4. Create an efficient and productive approval process
It's difficult to impossible for any approver to rubber-stamp something if their first look is at the final version. They're bound to have opinions, so the earlier in the process they provide them the smoother the final approval will be.

Be crystal clear about who provides final approval and what exactly they're approving. Make it as easy as possible to view and approve the work, especially for senior decision-makers, who may be off-site and who likely have limited time. Make sure each approval is documented to avoid issues down the road.

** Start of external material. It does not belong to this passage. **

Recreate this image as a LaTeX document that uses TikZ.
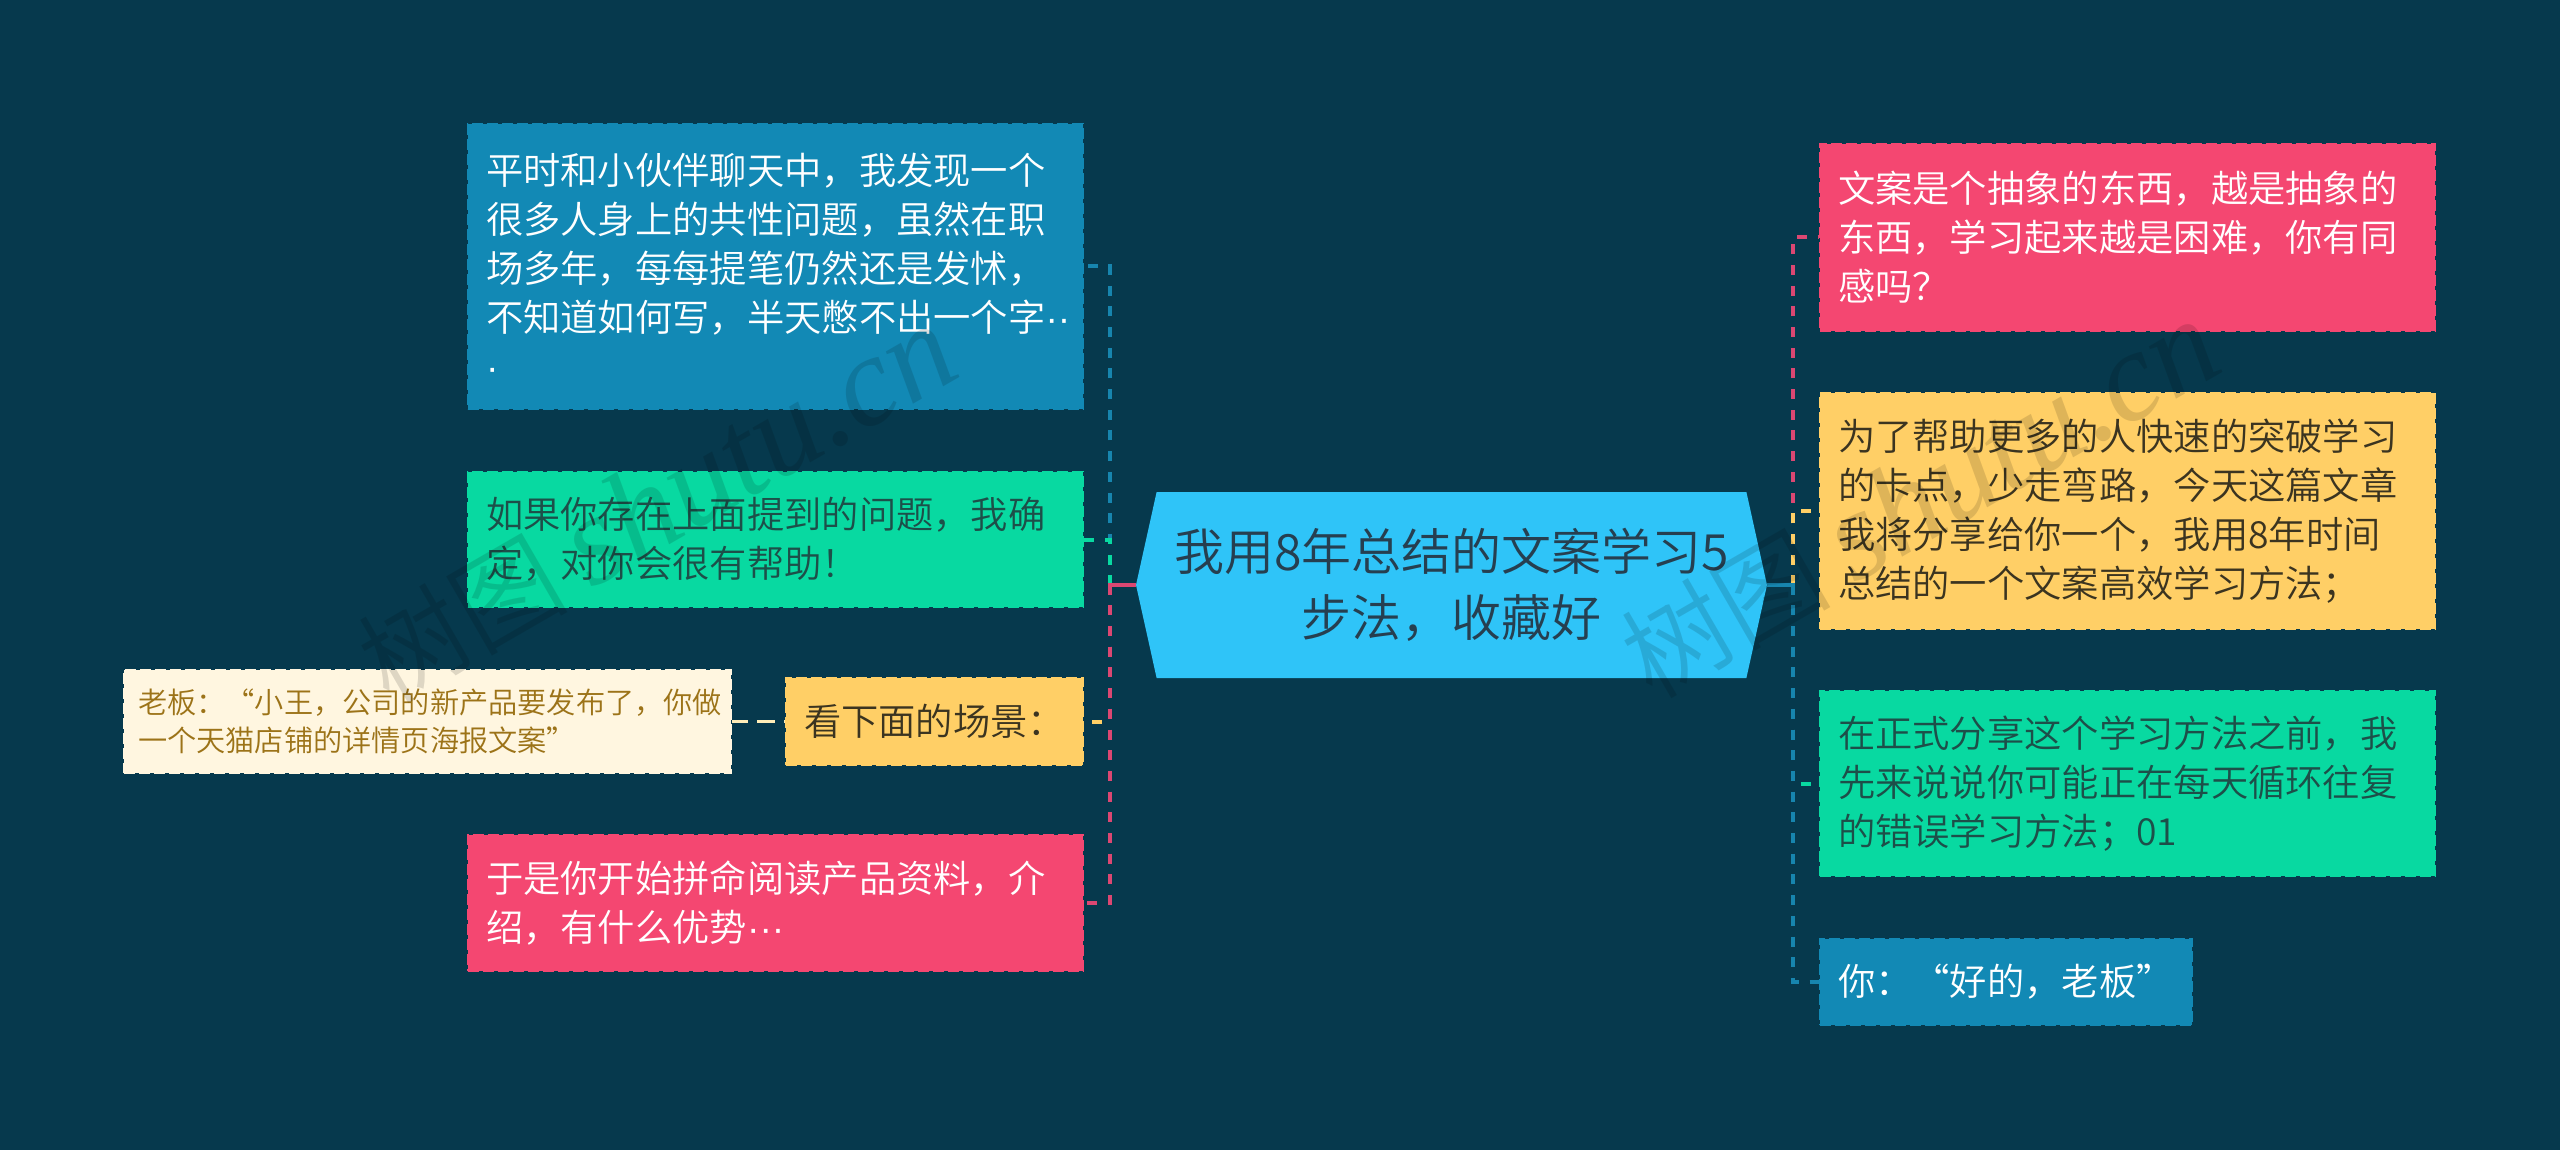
\documentclass[tikz,border=0pt]{standalone}
\usepackage{fontspec}
\setmainfont{Noto Sans CJK SC}[UprightFont=* DemiLight]
\newfontfamily\wmlatin{Liberation Serif}
\newfontfamily\dotfont{Liberation Sans}
\usetikzlibrary{shapes.symbols}
\definecolor{bgc}{HTML}{06394D}
\definecolor{cblue}{HTML}{1289B5}
\definecolor{cgreen}{HTML}{08D9A1}
\definecolor{cyellow}{HTML}{FFCF66}
\definecolor{cpink}{HTML}{F44771}
\definecolor{ccentre}{HTML}{2FC4F8}
\definecolor{ccream}{HTML}{FFF6E0}
\definecolor{tcream}{HTML}{9C7318}
\definecolor{tgreen}{HTML}{1D4F49}
\definecolor{tyellow}{HTML}{3B3420}
\definecolor{tcentre}{HTML}{263F50}
\definecolor{lpink}{HTML}{DC4772}
\definecolor{lblue}{HTML}{1785AE}
\definecolor{lcream}{HTML}{FFEDB8}
\tikzset{
  x=1pt,y=-1pt,
  card/.style 2 args={rectangle,fill=#1,draw=#1,text=#2,line width=2.5pt,
    dash pattern=on 11pt off 4pt,inner xsep=18pt,inner ysep=0pt,align=left,
    font=\fontsize{37.3}{49}\selectfont},
  dims/.style 2 args={minimum width=#1pt-2pt,minimum height=#2pt-2pt,text width=#1pt-38pt},
  conn/.style={draw=#1,line width=4pt,dash pattern=on 10pt off 10.7pt,dash phase=16pt},
  stem/.style={draw=#1,line width=4pt},
  wmark/.style={text=black,opacity=.13,rotate=30,font=\fontsize{105}{105}\selectfont},
}
\begin{document}
\begin{tikzpicture}
\useasboundingbox[fill=bgc] (0,0) rectangle (2560,1150);
% centre
\node (c) [signal,signal to=west and east,signal pointer angle=155,fill=ccentre,text=tcentre,
  minimum width=631pt,minimum height=186pt,inner sep=0pt,align=center,
  font=\fontsize{50}{66}\selectfont] at (1451.5,585) {我用8年总结的文案学习5\\步法，收藏好};
% left
\node (l1) [card={cblue}{white},dims={617}{287}] at (775.5,266.5) {平时和小伙伴聊天中，我发现一个\\很多人身上的共性问题，虽然在职\\场多年，每每提笔仍然还是发怵，\\不知道如何写，半天憋不出一个字{\dotfont ··}\\{\dotfont ·}};
\node (l2) [card={cgreen}{tgreen},dims={617}{137}] at (775.5,539.5) {如果你存在上面提到的问题，我确\\定，对你会很有帮助！};
\node (l3) [card={cyellow}{tyellow},dims={299}{89}] at (934.5,721.5) {看下面的场景：};
\node (l3a) [card={ccream}{tcream},dims={609}{105},inner xsep=14pt,text width=579pt,font=\fontsize{29.2}{38}\selectfont] at (427.5,721.5) {老板：“小王，公司的新产品要发布了，你做\\一个天猫店铺的详情页海报文案”};
\node (l4) [card={cpink}{white},dims={617}{138}] at (775.5,903) {于是你开始拼命阅读产品资料，介\\绍，有什么优势{\dotfont ···}};
% right
\node (r1) [card={cpink}{white},dims={617}{189}] at (2127.5,237.5) {文案是个抽象的东西，越是抽象的\\东西，学习起来越是困难，你有同\\感吗？};
\node (r2) [card={cyellow}{tyellow},dims={617}{238}] at (2127.5,511) {为了帮助更多的人快速的突破学习\\的卡点，少走弯路，今天这篇文章\\我将分享给你一个，我用8年时间\\总结的一个文案高效学习方法；};
\node (r3) [card={cgreen}{tgreen},dims={617}{187}] at (2127.5,783.5) {在正式分享这个学习方法之前，我\\先来说说你可能正在每天循环往复\\的错误学习方法；01};
\node (r4) [card={cblue}{white},dims={374}{88}] at (2006,982) {你：“好的，老板”};
% trunks
\coordinate (tl) at (1110,585);
\coordinate (tr) at (1793,585);
% left connectors
\draw[conn=lblue] (c.west) -- (tl) |- (l1.east);
\draw[conn=cgreen] (c.west) -- (tl) |- (l2.east);
\draw[conn=cyellow] (c.west) -- (tl) |- (l3.east);
\draw[conn=lpink] (c.west) -- (tl) |- (l4.east);
\draw[stem=lpink] (c.west) -- (tl);
\draw[line width=3pt,draw=lcream,dash pattern=on 18pt off 9pt,dash phase=17pt] (l3.west) -- (l3a.east);
% right connectors
\draw[conn=lpink] (c.east) -- (tr) |- (r1.west);
\draw[conn=cyellow] (c.east) -- (tr) |- (r2.west);
\draw[conn=cgreen] (c.east) -- (tr) |- (r3.west);
\draw[conn=lblue] (c.east) -- (tr) |- (r4.west);
\draw[stem=lblue] (c.east) -- (tr);
% watermark
\node (wm1) [wmark] at (657,505) {树图 {\wmlatin\itshape\fontsize{128}{128}\selectfont shutu.cn}};
\node (wm2) [wmark] at (1920,500) {树图 {\wmlatin\itshape\fontsize{128}{128}\selectfont shutu.cn}};
\end{tikzpicture}
\end{document}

5. Have a system of record for creative collaboration
Most people consider the tools of the creative trade to be popular authoring tools like Adobe Creative Suite or Sketch which are used to create and develop a piece of content. But once that content is shared and the creative collaboration stage kicks off, marketing and creative often lack the ability to capture all the metadata around the shared file: the reviews, approvals, and discussions mentioned above. As fundamental as Adobe or Autodesk is for creation, it's just as important to have a system of record for your creative collaboration.

Summary

  • Increasing demands for creative content have made it imperative to put a process in place that brings right- and left-brain thinkers together without dampening the enthusiasm of the team.
  • Start with the creative brief to ensure everyone is aligned with the vision and what business needs/challenges it must solve.
  • Maximize efficiency and transparency throughout the process, including the approval process, and create a system of record for creative collaboration.
Follow these creative collaboration best-practices on your next creative project, and make something great without goat rodeos or Gantt charts.